Insights on source-to-sink partitioning in potato in response to N

Wednesday, July 28, 2021
2:15 PM - 2:35 PM

Source-to-sink partitioning in potato is a critical process during the growing season for development of tubers and reaching high yields. Potato tuber yields depend on nitrogen (N) supply. The relationship between source-to-sink partitioning and N supply was examined in the study. Gene expression in responses to N supply was examined in leaves of plants grown in the same field plots used to quantify yield. A single field trial was used initially to identify a set of 63 N responsive genes using transcriptome sequencing. Expression of these 63 genes were further examined in seven field trials with varying N rates, sites, and cultivars using the Nanostring nCounter platform. Least absolute shrinkage and selection operator (LASSO) regression models of gene expression predictive of yield, total plant N uptake, and tuber-specific gravity (proxy for dry matter) were built. Genes in the LASSO model for yield were associated with source–sink partitioning. A key gene regulating tuberization and senescence, StSP6A Flowering locus T, was found in the LASSO model predicting tuber yield, but not the other models. An aminotransferase involved in photorespiratory N assimilation and amino acid biosynthesis was found in all LASSO models.
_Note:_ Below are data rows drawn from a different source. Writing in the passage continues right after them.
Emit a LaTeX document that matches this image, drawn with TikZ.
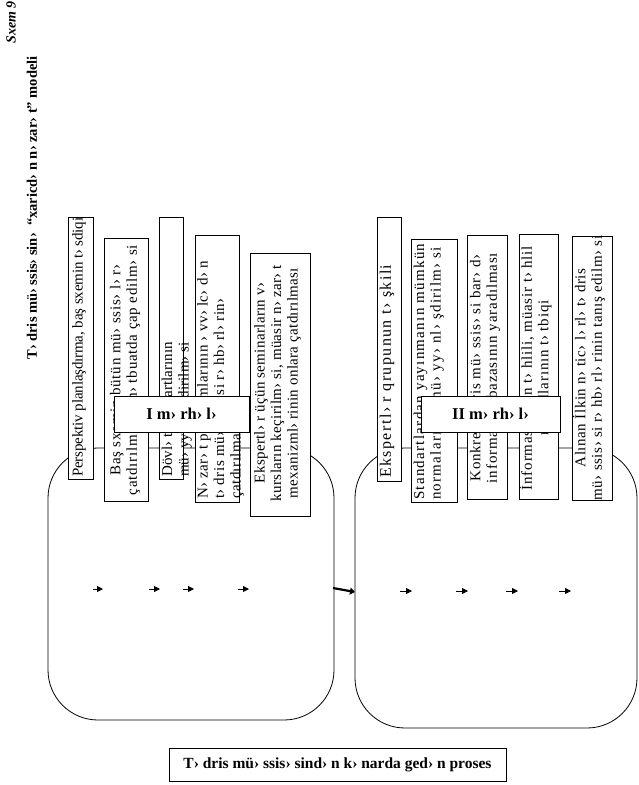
\documentclass[tikz,border=0pt]{standalone}
\usepackage{fontspec}
\setmainfont{Liberation Serif}
\usetikzlibrary{arrows.meta}
\tikzset{
  frame/.style={draw, line width=0.8pt, rounded corners=50pt, inner sep=0pt},
  boxr/.style={draw, fill=white, line width=0.8pt, inner sep=0pt},
  btext/.style={rotate=90, inner sep=0pt, font={\fontsize{15}{16.5}\selectfont\addfontfeature{LetterSpace=#1}}},
  btext/.default=0,
  stagebox/.style={draw, fill=white, line width=0.8pt, inner sep=0pt, font=\bfseries\fontsize{16.5}{19}\selectfont},
  smallarrow/.style={-{Triangle[length=6pt,width=6pt]}, line width=0.8pt},
  bigarrow/.style={-{Triangle[length=5pt,width=7pt]}, line width=2.2pt},
}
\begin{document}
\begin{tikzpicture}[x=1pt,y=-1pt]
\useasboundingbox (0,0) rectangle (638,785);

% titles
\node[rotate=90, inner sep=0pt, anchor=east, font=\bfseries\itshape\fontsize{14}{16}\selectfont] (sxem) at (11,1) {Sxem 9};
\node[rotate=90, inner sep=0pt, font=\bfseries\fontsize{14.5}{17}\selectfont] (title) at (32,208) {T› dris mü› ssis› sin›\ \ “xaricd› n n› zar› t” modeli};

% big rounded frames
\node[frame, minimum width=286pt, minimum height=272pt] (L) at (191,584) {};
\node[frame, minimum width=282pt, minimum height=280pt] (R) at (496,588) {};

% arrows
\coordinate (a1s) at (93,589);  \coordinate (a1e) at (103,589);
\coordinate (a2s) at (149,589); \coordinate (a2e) at (160,589);
\coordinate (a3s) at (183,589); \coordinate (a3e) at (194,589);
\coordinate (a4s) at (238,589); \coordinate (a4e) at (249,589);
\coordinate (b1s) at (400,591); \coordinate (b1e) at (412,591);
\coordinate (b2s) at (456,591); \coordinate (b2e) at (468,591);
\coordinate (b3s) at (506,591); \coordinate (b3e) at (518,591);
\coordinate (b4s) at (559,591); \coordinate (b4e) at (571,591);
\draw[smallarrow] (a1s) -- (a1e);
\draw[smallarrow] (a2s) -- (a2e);
\draw[smallarrow] (a3s) -- (a3e);
\draw[smallarrow] (a4s) -- (a4e);
\draw[smallarrow] (b1s) -- (b1e);
\draw[smallarrow] (b2s) -- (b2e);
\draw[smallarrow] (b3s) -- (b3e);
\draw[smallarrow] (b4s) -- (b4e);
\coordinate (ta) at (333,588); \coordinate (tb) at (355,592);
\draw[bigarrow] (ta) -- (tb);

% ---- stage I boxes
\node[boxr, minimum width=25pt, minimum height=262pt] (p1) at (80.5,348) {};
\node[btext=-1, anchor=west, align=left] (p1t) at (79,477) {Perspektiv planlaşdırma, baş sxemin t› sdiqi};

\node[boxr, minimum width=44pt, minimum height=263pt] (p2) at (126,369.5) {};
\node[btext=5, align=center] (p2t) at (125,370) {Baş sxemin bütün mü› ssis› l› r›\\çatdırılm› sı, m› tbuatda çap edilm› si};

\node[boxr, minimum width=24pt, minimum height=262pt] (p3) at (171,348) {};
\node[btext=0.5, anchor=north west, align=left] (p3t) at (161.5,477) {Dövl› t standartlarının\\mü› yy› nl› şdirilm› si};

\node[boxr, minimum width=44pt, minimum height=267pt] (p4) at (217,368.5) {};
\node[btext=3, anchor=north west, align=left] (p4t) at (197,499) {N› zar› t proqramlarının › vv› lc› d› n\\t› dris mü› ssis› si r› hb› rl› rin›\\çatdırılması};

\node[boxr, minimum width=60pt, minimum height=263pt] (p5) at (280,384.5) {};
\node[btext=2.2, align=center] (p5t) at (277.5,383) {Ekspertl› r üçün seminarların v›\\kursların keçirilm› si, müasir n› zar› t\\mexanizml› rinin onlara çatdırılması};

\node[stagebox, minimum width=135pt, minimum height=36pt] (s1) at (181.5,414) {I m› rh› l›};

% ---- stage II boxes
\node[boxr, minimum width=24pt, minimum height=264pt] (q1) at (389,349) {};
\node[rotate=90, inner sep=0pt, anchor=west, font={\fontsize{16}{17}\selectfont\addfontfeature{LetterSpace=9}}] (q1t) at (387,478) {Ekspertl› r qrupunun t› şkili};

\node[boxr, minimum width=46pt, minimum height=263pt] (q2) at (434,370.5) {};
\node[btext=8.5, anchor=north west, align=left] (q2t) at (413.5,500) {Standartlardan yayınmanın mümkün\\normalarının mü› yy› nl› şdirilm› si};

\node[boxr, minimum width=40pt, minimum height=264pt] (q3) at (487,367) {};
\node[btext=5.4, align=center] (q3t) at (485,368) {Konkret t› dris mü› ssis› si bar› d›\\informasiya bazasının yaradılması};

\node[boxr, minimum width=39pt, minimum height=265pt] (q4) at (538.5,366.5) {};
\node[btext=5.4, align=center] (q4t) at (535.5,368) {İnformasiyanın t› hlili, müasir t› hlil\\metodlarının t› tbiqi};

\node[boxr, minimum width=40pt, minimum height=264pt] (q5) at (592,368) {};
\node[btext=3.9, align=center] (q5t) at (589,368) {Alınan İlkin n› tic› l› rl› t› dris\\mü› ssis› si r› hb› rl› rinin tanış edilm› si};

\node[stagebox, minimum width=139pt, minimum height=36pt] (s2) at (490.5,414) {II m› rh› l›};

% bottom caption
\node[draw, line width=0.8pt, inner sep=0pt, minimum width=337pt, minimum height=33pt, font=\bfseries\fontsize{15.5}{18}\selectfont] (proc) at (337.5,764.5) {T› dris mü› ssis› sind› n k› narda ged› n proses};
\end{tikzpicture}
\end{document}
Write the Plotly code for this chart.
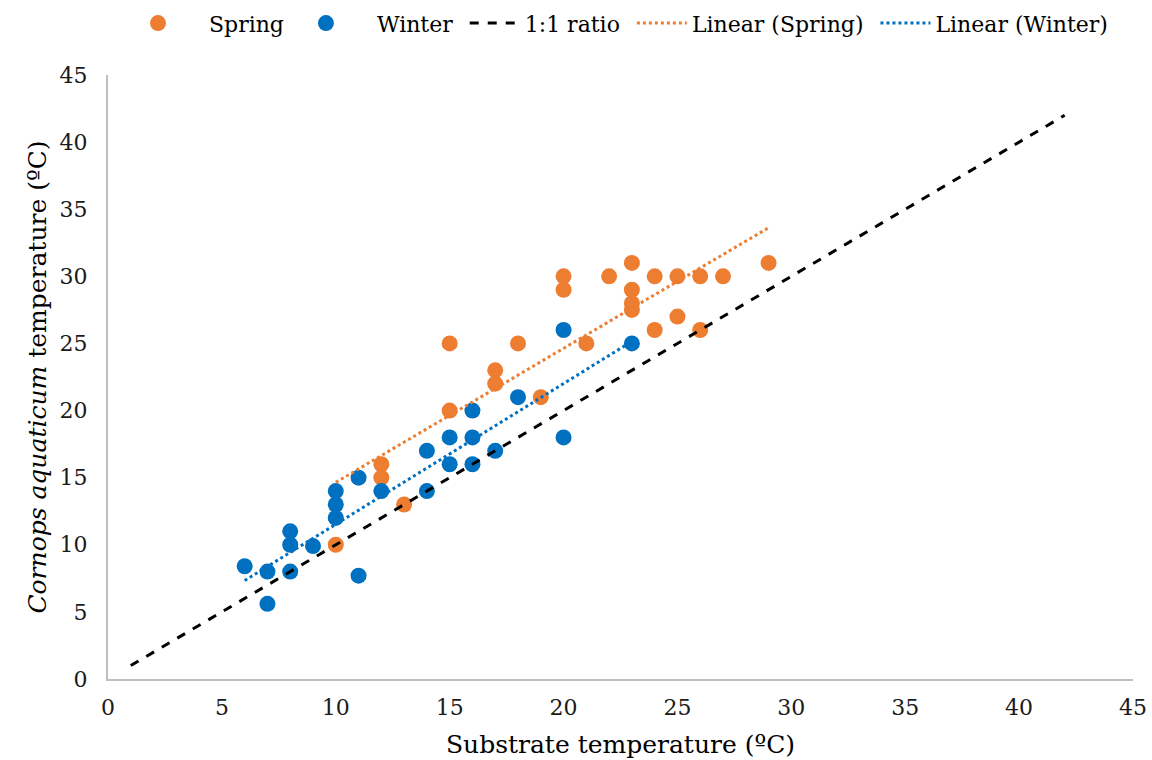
import numpy as np
import plotly.graph_objects as go

# Data
spring_x = [10, 12, 12, 13, 15, 15, 17, 17, 18, 19, 20, 20, 21, 22, 23, 23, 23, 23, 24, 24, 25, 25, 26, 26, 27, 29]
spring_y = [10, 16, 15, 13, 25, 20, 23, 22, 25, 21, 30, 29, 25, 30, 31, 29, 28, 27.5, 30, 26, 30, 27, 30, 26, 30, 31]

winter_x = [6, 7, 7, 8, 8, 8, 9, 10, 10, 10, 11, 11, 12, 14, 14, 15, 15, 16, 16, 16, 17, 18, 20, 20, 23]
winter_y = [8.4, 8, 5.6, 11, 10, 8, 9.9, 14, 13, 12, 15, 7.7, 14, 17, 14, 18, 16, 20, 18, 16, 17, 21, 26, 18, 25]

ratio_x = [1, 42]
ratio_y = [1, 42]

x_ticks = [0, 5, 10, 15, 20, 25, 30, 35, 40, 45]
y_ticks = [0, 5, 10, 15, 20, 25, 30, 35, 40, 45]

ORANGE = "#ED7D31"
BLUE = "#0070C0"
FONT = "DejaVu Serif"

def trend(xs, ys):
    m, b = np.polyfit(xs, ys, 1)
    xr = np.array([min(xs), max(xs)], dtype=float)
    return xr, m * xr + b

sx, sy = trend(spring_x, spring_y)
wx, wy = trend(winter_x, winter_y)

NB = "\u00a0"

fig = go.Figure()
fig.add_trace(go.Scatter(x=spring_x, y=spring_y, mode="markers", name=NB * 3 + "Spring" + NB,
                         marker=dict(color=ORANGE, size=16, line=dict(width=0))))
fig.add_trace(go.Scatter(x=winter_x, y=winter_y, mode="markers", name=NB * 3 + "Winter" + NB,
                         marker=dict(color=BLUE, size=16, line=dict(width=0))))
fig.add_trace(go.Scatter(x=ratio_x, y=ratio_y, mode="lines", name="1:1 ratio" + NB,
                         line=dict(color="black", width=3, dash="dash")))
fig.add_trace(go.Scatter(x=sx, y=sy, mode="lines", name="Linear (Spring)" + NB,
                         line=dict(color=ORANGE, width=3, dash="dot")))
fig.add_trace(go.Scatter(x=wx, y=wy, mode="lines", name="Linear (Winter)",
                         line=dict(color=BLUE, width=3, dash="dot")))

fig.update_layout(
    width=1152, height=760,
    margin=dict(l=108, r=19, t=75, b=81),
    paper_bgcolor="white", plot_bgcolor="white",
    font=dict(family=FONT, size=22, color="black"),
    showlegend=True,
    legend=dict(orientation="h", x=0.5, xanchor="center", y=0.997, yanchor="top",
                yref="container", font=dict(size=22), itemwidth=50,
                tracegroupgap=0),
)
fig.update_xaxes(range=[0, 45], tickvals=x_ticks, showgrid=False, zeroline=False,
                 showline=True, linecolor="#BFBFBF", linewidth=2, ticks="",
                 tickfont=dict(size=22, color="#1a1a1a"), ticklabelstandoff=8,
                 automargin=False,
                 title=dict(text="Substrate temperature (ºC)", font=dict(size=25), standoff=16))
fig.update_yaxes(range=[0, 45], tickvals=y_ticks, showgrid=False, zeroline=False,
                 showline=True, linecolor="#BFBFBF", linewidth=2, ticks="",
                 tickfont=dict(size=22, color="#1a1a1a"), ticklabelstandoff=14,
                 automargin=False,
                 title=dict(text="<i>Cornops aquaticum</i> temperature (ºC)", font=dict(size=25), standoff=6))

fig.write_html("out.html")
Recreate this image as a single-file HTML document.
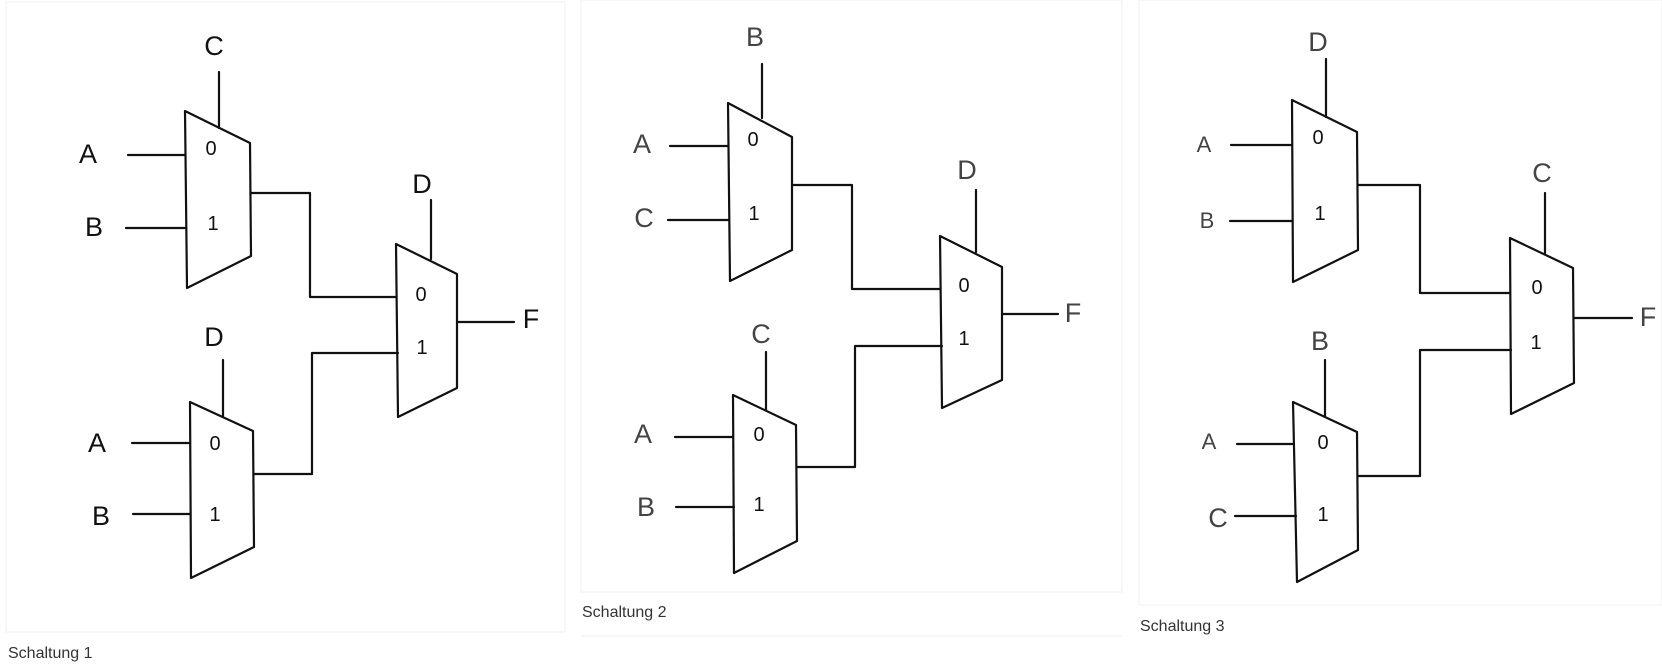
<!DOCTYPE html>
<html><head><meta charset="utf-8"><style>
html,body{margin:0;padding:0;background:#fff;width:1662px;height:668px;overflow:hidden}
svg{display:block}
.w{stroke:#111;stroke-width:2.2;fill:none;stroke-linecap:round;stroke-linejoin:round}
.lbl{font-family:"Liberation Sans",sans-serif;font-size:27px;fill:#111;text-anchor:middle}
.lt{fill:#444;font-weight:normal}
.dg{font-family:"Liberation Sans",sans-serif;font-size:20px;fill:#111;text-anchor:middle}
.cap{font-family:"Liberation Sans",sans-serif;font-size:16px;fill:#333}
</style></head><body>
<svg width="1662" height="668" viewBox="0 0 1662 668">
<rect x="6" y="2" width="559" height="630" fill="none" stroke="#f0f0f0"/>
<rect x="581" y="0" width="541" height="592" fill="none" stroke="#f0f0f0"/>
<line x1="581" y1="636" x2="1122" y2="636" stroke="#f0f0f0"/>
<rect x="1139" y="0" width="523" height="605" fill="none" stroke="#f0f0f0"/>

<g>
<polygon class="w" points="185,111 250,143 251,256 187,288"/>
<line class="w" x1="219" y1="72" x2="219" y2="128"/>
<text class="lbl" x="214" y="55">C</text>
<line class="w" x1="128" y1="155" x2="185" y2="155"/>
<text class="lbl" x="88" y="163">A</text>
<line class="w" x1="126" y1="228" x2="186" y2="228"/>
<text class="lbl" x="94" y="236">B</text>
<text class="dg" x="211" y="155">0</text><text class="dg" x="213" y="230">1</text>
<polyline class="w" points="251,193 310,193 310,297 396,297"/>
<polygon class="w" points="396,244 457,274 457,388 398,417"/>
<line class="w" x1="431" y1="200" x2="431" y2="259"/>
<text class="lbl" x="422" y="193">D</text>
<text class="dg" x="421" y="301">0</text><text class="dg" x="422" y="354">1</text>
<line class="w" x1="457" y1="322" x2="514" y2="322"/>
<text class="lbl" x="531" y="328">F</text>
<polygon class="w" points="190,402 253,431 254,547 191,578"/>
<line class="w" x1="223" y1="360" x2="223" y2="416"/>
<text class="lbl" x="214" y="346">D</text>
<line class="w" x1="132" y1="443" x2="190" y2="443"/>
<text class="lbl" x="97" y="452">A</text>
<line class="w" x1="133" y1="514" x2="190" y2="514"/>
<text class="lbl" x="101" y="525">B</text>
<text class="dg" x="215" y="450">0</text><text class="dg" x="215" y="521">1</text>
<polyline class="w" points="254,474 312,474 312,353 398,353"/>
<text class="cap" x="8" y="658">Schaltung 1</text>
</g>

<g>
<polygon class="w" points="728,103 792,137 792,250 730,281"/>
<line class="w" x1="762" y1="64" x2="762" y2="118"/>
<text class="lbl lt" x="755" y="46">B</text>
<line class="w" x1="670" y1="146" x2="728" y2="146"/>
<text class="lbl lt" x="642" y="153">A</text>
<line class="w" x1="668" y1="220" x2="729" y2="220"/>
<text class="lbl lt" x="644" y="227">C</text>
<text class="dg" x="753" y="146">0</text><text class="dg" x="754" y="220">1</text>
<polyline class="w" points="793,185 852,185 852,289 940,289"/>
<polygon class="w" points="940,236 1002,267 1002,380 942,408"/>
<line class="w" x1="976" y1="190" x2="976" y2="252"/>
<text class="lbl lt" x="967" y="179">D</text>
<text class="dg" x="964" y="292">0</text><text class="dg" x="964" y="345">1</text>
<line class="w" x1="1002" y1="314" x2="1058" y2="314"/>
<text class="lbl lt" x="1073" y="322">F</text>
<polygon class="w" points="733,395 796,425 797,541 734,573"/>
<line class="w" x1="766" y1="352" x2="766" y2="410"/>
<text class="lbl lt" x="761" y="343">C</text>
<line class="w" x1="675" y1="437" x2="733" y2="437"/>
<text class="lbl lt" x="643" y="443">A</text>
<line class="w" x1="676" y1="507" x2="734" y2="507"/>
<text class="lbl lt" x="646" y="516">B</text>
<text class="dg" x="759" y="441">0</text><text class="dg" x="759" y="511">1</text>
<polyline class="w" points="797,467 855,467 855,346 942,346"/>
<text class="cap" x="582" y="617">Schaltung 2</text>
</g>

<g>
<polygon class="w" points="1292,100 1357,132 1358,250 1293,282"/>
<line class="w" x1="1326" y1="59" x2="1326" y2="117"/>
<text class="lbl lt" x="1318" y="51">D</text>
<line class="w" x1="1231" y1="145" x2="1292" y2="145"/>
<text class="lbl lt" x="1204" y="152" style="font-size:22px">A</text>
<line class="w" x1="1230" y1="221" x2="1292" y2="221"/>
<text class="lbl lt" x="1207" y="228" style="font-size:22px">B</text>
<text class="dg" x="1318" y="144">0</text><text class="dg" x="1320" y="220">1</text>
<polyline class="w" points="1358,185 1420,185 1420,293 1510,293"/>
<polygon class="w" points="1510,238 1573,268 1574,383 1511,414"/>
<line class="w" x1="1545" y1="193" x2="1545" y2="253"/>
<text class="lbl lt" x="1542" y="182">C</text>
<text class="dg" x="1537" y="294">0</text><text class="dg" x="1536" y="349">1</text>
<line class="w" x1="1574" y1="318" x2="1632" y2="318"/>
<text class="lbl lt" x="1648" y="326">F</text>
<polygon class="w" points="1293,402 1357,432 1358,550 1297,582"/>
<line class="w" x1="1325" y1="360" x2="1325" y2="416"/>
<text class="lbl lt" x="1320" y="350">B</text>
<line class="w" x1="1237" y1="444" x2="1293" y2="444"/>
<text class="lbl lt" x="1209" y="449" style="font-size:22px">A</text>
<line class="w" x1="1235" y1="516" x2="1296" y2="516"/>
<text class="lbl lt" x="1218" y="527">C</text>
<text class="dg" x="1323" y="449">0</text><text class="dg" x="1323" y="521">1</text>
<polyline class="w" points="1358,476 1420,476 1420,350 1511,350"/>
<text class="cap" x="1140" y="631">Schaltung 3</text>
</g>
</svg>
</body></html>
Other genes functioning in amino acid biosynthesis and integration of sulfur (S) and N metabolism were also found in the yield prediction model. The study provides insights on N responses in foliage of potato plants that affect source–sink partitioning. Additionally, N-responsive genes predictive of yield are candidate indicators of monitoring crop N status and tolerance to N stress in breeding.